“0.9999…. = 1”

This is an essential assumption of Bayes’s Calculus. If you doubt that this is common, then just take a cursory look at the mathematical community here, here, here, and here.  And here and here. Do you know what this means? It means that Calculus, like probability (see my deconstruction of probability), is false. The argument goes something like this:

0.333… is 1/3, right? Well 1/3×3=1. But surely 0.333…x3=0.999…! Therefore, by one or another form of the transitive property, 0.999…=1!

In addition to being a near-blasphemous usage of the transitive property, it is just plain false. Think about it in the following manner. 0.1 is necessarily greater than 0.0X, where ‘X’ is any countable number. 0.1 is also necessarily greater than 0.0XX. And so on.
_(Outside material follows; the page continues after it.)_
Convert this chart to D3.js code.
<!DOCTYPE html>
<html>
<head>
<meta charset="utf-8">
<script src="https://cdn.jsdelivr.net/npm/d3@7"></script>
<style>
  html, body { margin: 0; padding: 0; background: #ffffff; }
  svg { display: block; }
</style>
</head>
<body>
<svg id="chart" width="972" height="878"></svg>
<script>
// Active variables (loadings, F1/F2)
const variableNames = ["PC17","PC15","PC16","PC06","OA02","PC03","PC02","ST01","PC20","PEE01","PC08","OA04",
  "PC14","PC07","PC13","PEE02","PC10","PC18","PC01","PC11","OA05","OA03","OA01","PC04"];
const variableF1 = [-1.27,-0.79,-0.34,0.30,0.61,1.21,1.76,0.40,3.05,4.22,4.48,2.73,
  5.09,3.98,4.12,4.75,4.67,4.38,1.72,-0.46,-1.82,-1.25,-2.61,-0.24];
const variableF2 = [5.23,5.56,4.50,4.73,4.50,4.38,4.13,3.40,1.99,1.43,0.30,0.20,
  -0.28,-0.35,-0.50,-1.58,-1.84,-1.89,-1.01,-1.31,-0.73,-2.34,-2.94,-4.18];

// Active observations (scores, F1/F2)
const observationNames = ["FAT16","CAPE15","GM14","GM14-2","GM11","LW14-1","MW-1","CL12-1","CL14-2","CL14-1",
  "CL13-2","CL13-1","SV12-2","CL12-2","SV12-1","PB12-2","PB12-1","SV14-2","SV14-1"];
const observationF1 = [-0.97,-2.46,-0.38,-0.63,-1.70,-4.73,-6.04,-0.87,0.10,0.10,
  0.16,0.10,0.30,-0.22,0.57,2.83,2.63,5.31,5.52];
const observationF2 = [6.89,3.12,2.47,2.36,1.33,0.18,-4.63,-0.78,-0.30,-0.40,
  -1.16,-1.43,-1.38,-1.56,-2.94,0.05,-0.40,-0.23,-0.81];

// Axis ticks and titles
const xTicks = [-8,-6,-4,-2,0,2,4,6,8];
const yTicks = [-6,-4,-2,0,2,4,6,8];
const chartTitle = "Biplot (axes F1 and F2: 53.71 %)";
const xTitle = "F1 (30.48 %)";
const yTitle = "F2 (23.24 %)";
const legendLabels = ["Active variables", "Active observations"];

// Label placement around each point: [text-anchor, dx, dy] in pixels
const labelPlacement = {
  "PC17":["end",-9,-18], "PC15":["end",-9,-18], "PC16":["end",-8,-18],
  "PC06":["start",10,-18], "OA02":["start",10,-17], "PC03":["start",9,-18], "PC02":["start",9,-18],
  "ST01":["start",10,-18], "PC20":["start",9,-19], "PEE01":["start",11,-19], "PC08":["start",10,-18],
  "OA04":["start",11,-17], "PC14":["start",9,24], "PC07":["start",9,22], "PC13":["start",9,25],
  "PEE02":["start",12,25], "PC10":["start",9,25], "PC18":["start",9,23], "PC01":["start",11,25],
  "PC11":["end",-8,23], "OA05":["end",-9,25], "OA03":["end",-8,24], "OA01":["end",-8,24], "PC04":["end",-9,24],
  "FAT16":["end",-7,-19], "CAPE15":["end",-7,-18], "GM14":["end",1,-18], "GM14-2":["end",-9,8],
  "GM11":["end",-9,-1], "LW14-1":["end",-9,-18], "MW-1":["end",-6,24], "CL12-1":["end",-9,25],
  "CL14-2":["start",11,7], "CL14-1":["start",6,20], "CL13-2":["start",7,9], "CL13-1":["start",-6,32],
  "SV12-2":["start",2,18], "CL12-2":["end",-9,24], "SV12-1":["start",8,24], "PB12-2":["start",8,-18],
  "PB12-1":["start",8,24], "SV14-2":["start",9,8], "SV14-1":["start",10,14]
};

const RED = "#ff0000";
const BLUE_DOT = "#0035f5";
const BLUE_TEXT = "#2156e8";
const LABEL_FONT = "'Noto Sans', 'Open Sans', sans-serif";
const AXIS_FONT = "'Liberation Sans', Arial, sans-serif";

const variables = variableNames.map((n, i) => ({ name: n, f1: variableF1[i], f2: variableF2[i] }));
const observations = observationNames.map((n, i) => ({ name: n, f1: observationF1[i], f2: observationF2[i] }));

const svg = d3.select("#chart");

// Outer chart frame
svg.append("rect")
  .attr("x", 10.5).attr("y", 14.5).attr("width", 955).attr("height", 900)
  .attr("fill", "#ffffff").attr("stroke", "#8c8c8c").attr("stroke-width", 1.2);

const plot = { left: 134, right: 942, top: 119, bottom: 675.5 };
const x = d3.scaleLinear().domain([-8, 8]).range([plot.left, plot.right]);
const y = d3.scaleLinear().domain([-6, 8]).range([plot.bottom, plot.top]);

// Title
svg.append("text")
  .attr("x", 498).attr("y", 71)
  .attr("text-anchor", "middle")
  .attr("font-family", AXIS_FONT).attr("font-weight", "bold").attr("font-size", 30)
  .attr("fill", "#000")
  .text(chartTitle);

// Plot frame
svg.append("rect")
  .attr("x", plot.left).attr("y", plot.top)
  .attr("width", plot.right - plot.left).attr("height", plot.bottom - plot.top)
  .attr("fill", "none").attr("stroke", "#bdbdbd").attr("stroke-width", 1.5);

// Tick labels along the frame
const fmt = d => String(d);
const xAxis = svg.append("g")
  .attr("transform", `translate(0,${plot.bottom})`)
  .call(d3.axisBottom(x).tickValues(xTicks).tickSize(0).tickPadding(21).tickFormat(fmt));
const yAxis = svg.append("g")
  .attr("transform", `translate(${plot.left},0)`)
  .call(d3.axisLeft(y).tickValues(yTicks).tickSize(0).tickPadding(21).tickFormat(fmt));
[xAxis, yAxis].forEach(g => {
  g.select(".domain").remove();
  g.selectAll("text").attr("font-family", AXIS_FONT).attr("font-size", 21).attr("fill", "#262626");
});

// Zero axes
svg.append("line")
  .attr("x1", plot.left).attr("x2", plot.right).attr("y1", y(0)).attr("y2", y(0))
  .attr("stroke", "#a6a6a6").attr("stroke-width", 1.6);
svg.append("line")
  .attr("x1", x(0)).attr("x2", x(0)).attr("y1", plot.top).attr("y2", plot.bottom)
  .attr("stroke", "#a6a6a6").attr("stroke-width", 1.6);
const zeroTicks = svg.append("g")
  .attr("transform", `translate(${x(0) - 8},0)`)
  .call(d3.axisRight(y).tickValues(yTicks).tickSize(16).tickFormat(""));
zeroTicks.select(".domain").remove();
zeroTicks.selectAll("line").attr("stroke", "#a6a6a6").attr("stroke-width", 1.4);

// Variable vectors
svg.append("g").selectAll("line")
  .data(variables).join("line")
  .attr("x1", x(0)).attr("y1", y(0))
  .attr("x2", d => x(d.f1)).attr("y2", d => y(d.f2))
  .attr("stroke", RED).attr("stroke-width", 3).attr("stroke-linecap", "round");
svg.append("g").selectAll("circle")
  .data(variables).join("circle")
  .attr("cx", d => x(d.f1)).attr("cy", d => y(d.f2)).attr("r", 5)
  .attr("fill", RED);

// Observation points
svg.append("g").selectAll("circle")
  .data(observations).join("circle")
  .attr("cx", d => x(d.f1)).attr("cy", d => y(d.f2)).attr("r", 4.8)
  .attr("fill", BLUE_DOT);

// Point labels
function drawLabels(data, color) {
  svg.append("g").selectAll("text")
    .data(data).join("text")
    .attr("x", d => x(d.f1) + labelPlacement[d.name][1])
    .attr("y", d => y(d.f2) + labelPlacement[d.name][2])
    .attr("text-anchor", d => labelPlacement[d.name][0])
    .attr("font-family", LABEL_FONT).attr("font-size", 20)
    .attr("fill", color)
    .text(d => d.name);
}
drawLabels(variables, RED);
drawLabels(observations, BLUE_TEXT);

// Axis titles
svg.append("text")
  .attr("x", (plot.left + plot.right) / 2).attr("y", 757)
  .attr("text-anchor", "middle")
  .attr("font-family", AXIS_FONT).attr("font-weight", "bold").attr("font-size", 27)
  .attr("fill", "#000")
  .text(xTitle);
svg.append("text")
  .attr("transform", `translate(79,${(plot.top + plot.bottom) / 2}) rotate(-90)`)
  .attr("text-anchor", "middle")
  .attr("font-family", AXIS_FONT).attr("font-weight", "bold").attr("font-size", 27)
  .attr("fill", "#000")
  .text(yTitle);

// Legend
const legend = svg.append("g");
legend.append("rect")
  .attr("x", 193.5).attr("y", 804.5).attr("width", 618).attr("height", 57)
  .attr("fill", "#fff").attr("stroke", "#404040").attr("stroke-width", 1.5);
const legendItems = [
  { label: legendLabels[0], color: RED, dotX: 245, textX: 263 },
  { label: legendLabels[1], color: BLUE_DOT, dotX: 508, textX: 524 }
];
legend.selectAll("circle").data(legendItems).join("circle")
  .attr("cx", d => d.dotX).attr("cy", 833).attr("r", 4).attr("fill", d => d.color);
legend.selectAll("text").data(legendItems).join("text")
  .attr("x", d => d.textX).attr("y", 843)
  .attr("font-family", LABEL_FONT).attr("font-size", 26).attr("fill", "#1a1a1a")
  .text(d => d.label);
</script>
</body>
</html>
No matter how many X’s you add to the series, it will never equal or be greater to 0.1. Therefore, by mathematical induction a la carte, no amount of repetition of 0.0XXX…. could ever equal 0.1, which is what is necessary to add to 0.9 in order to equal 1. Importantly, (0.9 x / x<0.1)≠1 Λ (0.9 x / x<0.1)<1. Therefore Calculus is false. A house built on sand cannot divide itself.

Notice that all I needed to disprove this foundation of calculus was mathematical induction.

Advice to all my readers: Don’t let “math wizards” intimidate you with technobabble. And note that I am not alone.